EXTRACTED RECORDS:
----
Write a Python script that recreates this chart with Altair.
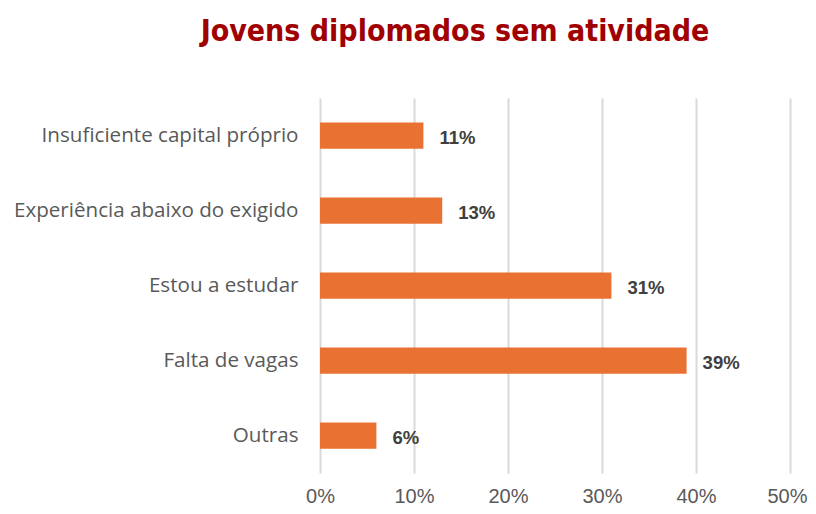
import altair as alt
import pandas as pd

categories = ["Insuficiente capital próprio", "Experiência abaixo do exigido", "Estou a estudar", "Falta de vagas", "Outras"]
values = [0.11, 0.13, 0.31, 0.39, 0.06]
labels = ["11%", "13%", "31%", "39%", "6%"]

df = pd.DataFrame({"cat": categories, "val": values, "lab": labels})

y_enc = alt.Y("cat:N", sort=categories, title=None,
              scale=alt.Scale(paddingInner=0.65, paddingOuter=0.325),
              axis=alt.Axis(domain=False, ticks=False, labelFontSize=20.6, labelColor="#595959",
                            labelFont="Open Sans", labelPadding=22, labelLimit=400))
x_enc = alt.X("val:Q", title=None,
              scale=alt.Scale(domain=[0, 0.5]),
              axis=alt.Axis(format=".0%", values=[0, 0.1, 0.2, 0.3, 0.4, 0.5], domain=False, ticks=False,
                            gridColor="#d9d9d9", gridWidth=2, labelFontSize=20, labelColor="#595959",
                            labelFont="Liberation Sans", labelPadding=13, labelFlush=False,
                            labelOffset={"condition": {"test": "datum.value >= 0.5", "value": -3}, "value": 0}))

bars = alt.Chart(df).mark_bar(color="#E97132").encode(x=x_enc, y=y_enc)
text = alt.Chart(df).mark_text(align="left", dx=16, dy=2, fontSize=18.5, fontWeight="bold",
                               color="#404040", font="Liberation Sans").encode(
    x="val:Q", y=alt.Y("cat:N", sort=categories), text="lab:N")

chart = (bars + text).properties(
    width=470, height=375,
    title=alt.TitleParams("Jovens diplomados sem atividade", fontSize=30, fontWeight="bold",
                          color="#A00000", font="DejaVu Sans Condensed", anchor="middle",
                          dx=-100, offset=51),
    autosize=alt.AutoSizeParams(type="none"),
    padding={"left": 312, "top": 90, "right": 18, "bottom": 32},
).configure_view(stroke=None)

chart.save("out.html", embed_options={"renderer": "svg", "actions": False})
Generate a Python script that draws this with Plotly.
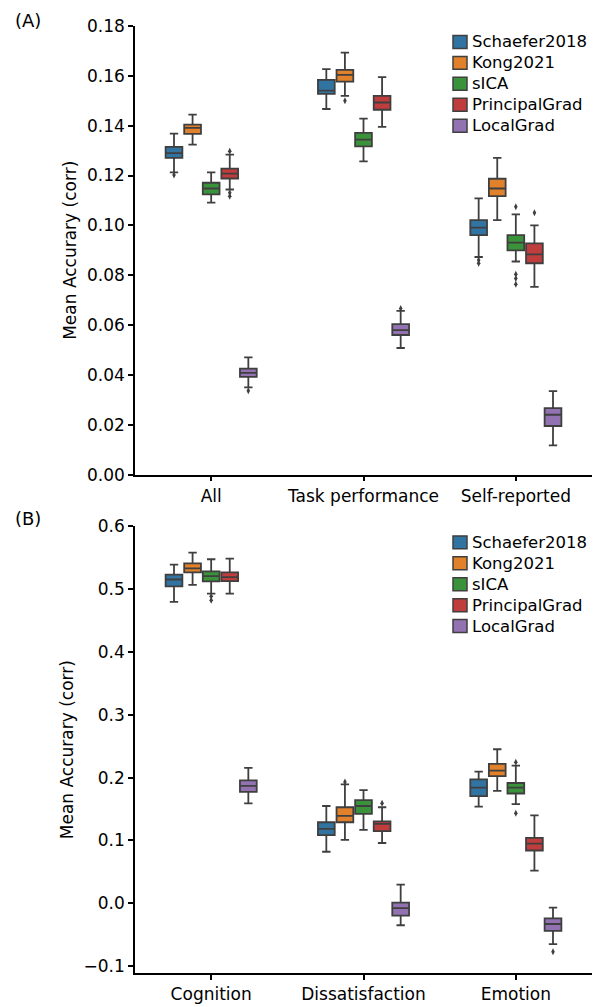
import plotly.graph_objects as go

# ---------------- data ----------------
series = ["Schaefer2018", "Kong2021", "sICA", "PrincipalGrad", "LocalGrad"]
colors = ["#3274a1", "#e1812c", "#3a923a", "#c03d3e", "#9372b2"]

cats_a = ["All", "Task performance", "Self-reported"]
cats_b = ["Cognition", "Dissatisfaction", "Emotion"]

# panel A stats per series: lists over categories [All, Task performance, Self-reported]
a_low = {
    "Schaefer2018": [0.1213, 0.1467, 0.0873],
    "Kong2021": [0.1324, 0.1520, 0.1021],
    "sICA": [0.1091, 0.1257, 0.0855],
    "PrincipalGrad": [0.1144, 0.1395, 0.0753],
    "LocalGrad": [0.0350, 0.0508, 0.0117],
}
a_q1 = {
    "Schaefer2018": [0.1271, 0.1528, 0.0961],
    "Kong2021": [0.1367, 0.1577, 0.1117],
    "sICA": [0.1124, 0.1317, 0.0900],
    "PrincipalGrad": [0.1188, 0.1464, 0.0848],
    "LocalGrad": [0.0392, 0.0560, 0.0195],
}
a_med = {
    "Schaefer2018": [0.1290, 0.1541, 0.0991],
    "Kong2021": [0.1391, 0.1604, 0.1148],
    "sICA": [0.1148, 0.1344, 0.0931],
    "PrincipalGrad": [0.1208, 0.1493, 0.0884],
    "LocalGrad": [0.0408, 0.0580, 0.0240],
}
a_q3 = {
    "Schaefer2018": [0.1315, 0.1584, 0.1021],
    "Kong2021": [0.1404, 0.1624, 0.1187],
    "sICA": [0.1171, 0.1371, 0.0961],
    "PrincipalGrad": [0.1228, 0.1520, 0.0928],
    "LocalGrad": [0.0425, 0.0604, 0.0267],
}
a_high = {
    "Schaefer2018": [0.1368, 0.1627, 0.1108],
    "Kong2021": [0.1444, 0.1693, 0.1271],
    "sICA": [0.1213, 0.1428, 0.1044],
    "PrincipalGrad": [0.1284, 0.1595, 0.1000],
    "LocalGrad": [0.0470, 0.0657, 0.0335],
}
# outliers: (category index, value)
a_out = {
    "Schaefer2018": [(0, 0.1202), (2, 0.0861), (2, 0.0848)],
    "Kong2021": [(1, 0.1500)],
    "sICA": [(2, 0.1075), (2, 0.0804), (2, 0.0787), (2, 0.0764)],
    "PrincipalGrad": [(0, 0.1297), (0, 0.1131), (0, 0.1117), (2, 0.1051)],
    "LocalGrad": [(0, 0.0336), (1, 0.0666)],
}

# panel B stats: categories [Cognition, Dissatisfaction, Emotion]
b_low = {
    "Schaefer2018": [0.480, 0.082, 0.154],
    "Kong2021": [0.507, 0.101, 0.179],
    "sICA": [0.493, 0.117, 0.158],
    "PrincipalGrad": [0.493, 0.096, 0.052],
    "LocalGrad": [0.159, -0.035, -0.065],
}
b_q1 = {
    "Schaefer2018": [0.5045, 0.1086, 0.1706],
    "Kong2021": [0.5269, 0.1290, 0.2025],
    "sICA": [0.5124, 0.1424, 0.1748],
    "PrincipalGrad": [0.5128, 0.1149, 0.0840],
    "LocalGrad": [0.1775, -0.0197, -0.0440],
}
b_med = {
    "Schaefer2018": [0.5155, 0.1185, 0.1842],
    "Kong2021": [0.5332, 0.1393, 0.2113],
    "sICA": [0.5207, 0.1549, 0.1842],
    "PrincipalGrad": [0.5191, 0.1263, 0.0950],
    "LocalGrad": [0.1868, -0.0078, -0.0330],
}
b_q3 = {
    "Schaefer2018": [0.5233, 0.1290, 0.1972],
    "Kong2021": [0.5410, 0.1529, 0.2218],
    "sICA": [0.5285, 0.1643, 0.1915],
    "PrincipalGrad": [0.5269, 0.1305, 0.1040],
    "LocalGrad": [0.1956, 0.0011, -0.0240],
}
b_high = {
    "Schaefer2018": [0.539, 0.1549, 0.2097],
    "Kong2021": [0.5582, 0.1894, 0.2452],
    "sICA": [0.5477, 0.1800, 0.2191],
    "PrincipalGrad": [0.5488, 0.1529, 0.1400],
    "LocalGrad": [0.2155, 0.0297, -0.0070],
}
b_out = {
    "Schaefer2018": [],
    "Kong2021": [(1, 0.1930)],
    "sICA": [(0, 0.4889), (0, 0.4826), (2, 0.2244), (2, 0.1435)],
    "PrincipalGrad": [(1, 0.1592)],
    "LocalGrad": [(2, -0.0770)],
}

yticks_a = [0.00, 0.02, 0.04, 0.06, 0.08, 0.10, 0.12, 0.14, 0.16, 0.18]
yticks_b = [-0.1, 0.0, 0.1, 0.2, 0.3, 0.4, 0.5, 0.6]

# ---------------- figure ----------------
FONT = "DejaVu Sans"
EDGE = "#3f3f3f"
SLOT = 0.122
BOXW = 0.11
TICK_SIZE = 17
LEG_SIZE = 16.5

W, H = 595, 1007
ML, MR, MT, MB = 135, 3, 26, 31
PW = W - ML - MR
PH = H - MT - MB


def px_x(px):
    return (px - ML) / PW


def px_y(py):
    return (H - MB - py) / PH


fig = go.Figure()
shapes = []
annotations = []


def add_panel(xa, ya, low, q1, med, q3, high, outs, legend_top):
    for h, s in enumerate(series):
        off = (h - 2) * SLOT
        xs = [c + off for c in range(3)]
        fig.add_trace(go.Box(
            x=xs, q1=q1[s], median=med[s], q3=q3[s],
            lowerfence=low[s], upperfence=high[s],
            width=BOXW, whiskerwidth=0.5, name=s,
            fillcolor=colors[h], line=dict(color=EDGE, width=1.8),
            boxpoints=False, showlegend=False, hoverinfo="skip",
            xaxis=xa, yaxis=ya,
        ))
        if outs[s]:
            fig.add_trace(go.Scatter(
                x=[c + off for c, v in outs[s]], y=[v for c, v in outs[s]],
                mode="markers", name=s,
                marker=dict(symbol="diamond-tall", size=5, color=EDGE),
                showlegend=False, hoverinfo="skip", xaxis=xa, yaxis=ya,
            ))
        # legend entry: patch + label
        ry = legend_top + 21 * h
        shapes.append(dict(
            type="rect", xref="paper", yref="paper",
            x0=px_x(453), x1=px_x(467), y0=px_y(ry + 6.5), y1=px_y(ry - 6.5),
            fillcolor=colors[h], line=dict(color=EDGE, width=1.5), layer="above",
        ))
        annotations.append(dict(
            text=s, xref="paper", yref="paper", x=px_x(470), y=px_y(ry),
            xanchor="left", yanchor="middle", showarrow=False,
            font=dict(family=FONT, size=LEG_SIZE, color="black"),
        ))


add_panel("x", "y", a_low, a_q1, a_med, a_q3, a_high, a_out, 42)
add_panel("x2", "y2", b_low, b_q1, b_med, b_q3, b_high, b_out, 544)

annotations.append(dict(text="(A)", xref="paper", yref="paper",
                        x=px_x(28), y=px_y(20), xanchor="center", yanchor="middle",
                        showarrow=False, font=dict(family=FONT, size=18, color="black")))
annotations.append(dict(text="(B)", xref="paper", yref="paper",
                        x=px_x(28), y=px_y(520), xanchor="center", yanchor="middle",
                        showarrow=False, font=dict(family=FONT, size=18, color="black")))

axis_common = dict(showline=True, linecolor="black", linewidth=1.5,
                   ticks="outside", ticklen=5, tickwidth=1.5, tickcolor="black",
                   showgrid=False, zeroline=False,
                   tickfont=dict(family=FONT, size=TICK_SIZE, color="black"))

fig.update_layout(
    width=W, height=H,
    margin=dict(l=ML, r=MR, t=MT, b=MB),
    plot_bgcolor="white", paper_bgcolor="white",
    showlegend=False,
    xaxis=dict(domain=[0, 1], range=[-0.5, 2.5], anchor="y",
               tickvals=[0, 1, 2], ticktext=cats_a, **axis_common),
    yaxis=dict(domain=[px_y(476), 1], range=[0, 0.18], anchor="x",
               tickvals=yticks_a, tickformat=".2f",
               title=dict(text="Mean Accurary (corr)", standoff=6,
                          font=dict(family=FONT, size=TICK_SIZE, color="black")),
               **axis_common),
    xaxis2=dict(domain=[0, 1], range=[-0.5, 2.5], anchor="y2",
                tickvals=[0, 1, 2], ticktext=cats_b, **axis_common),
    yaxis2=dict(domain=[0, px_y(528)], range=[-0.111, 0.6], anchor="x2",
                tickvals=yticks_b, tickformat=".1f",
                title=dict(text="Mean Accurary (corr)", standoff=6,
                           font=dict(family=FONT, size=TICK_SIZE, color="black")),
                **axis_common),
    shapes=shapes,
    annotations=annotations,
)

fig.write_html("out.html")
----
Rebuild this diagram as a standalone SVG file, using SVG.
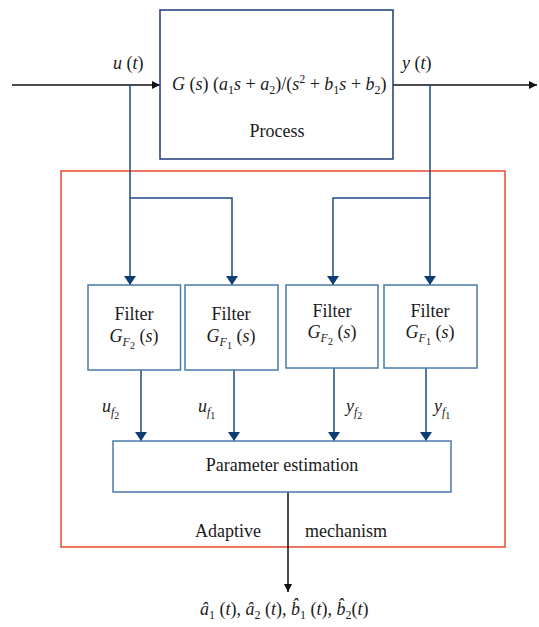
----
From the listing above, restate verbatim the lines running from the one with "Generate a Python" through the one with "import plotly.graph_objects as go", inclusive, but not the pictures.

EXPECTED ANSWER:
Generate a Python script that draws this with Plotly.
import plotly.graph_objects as go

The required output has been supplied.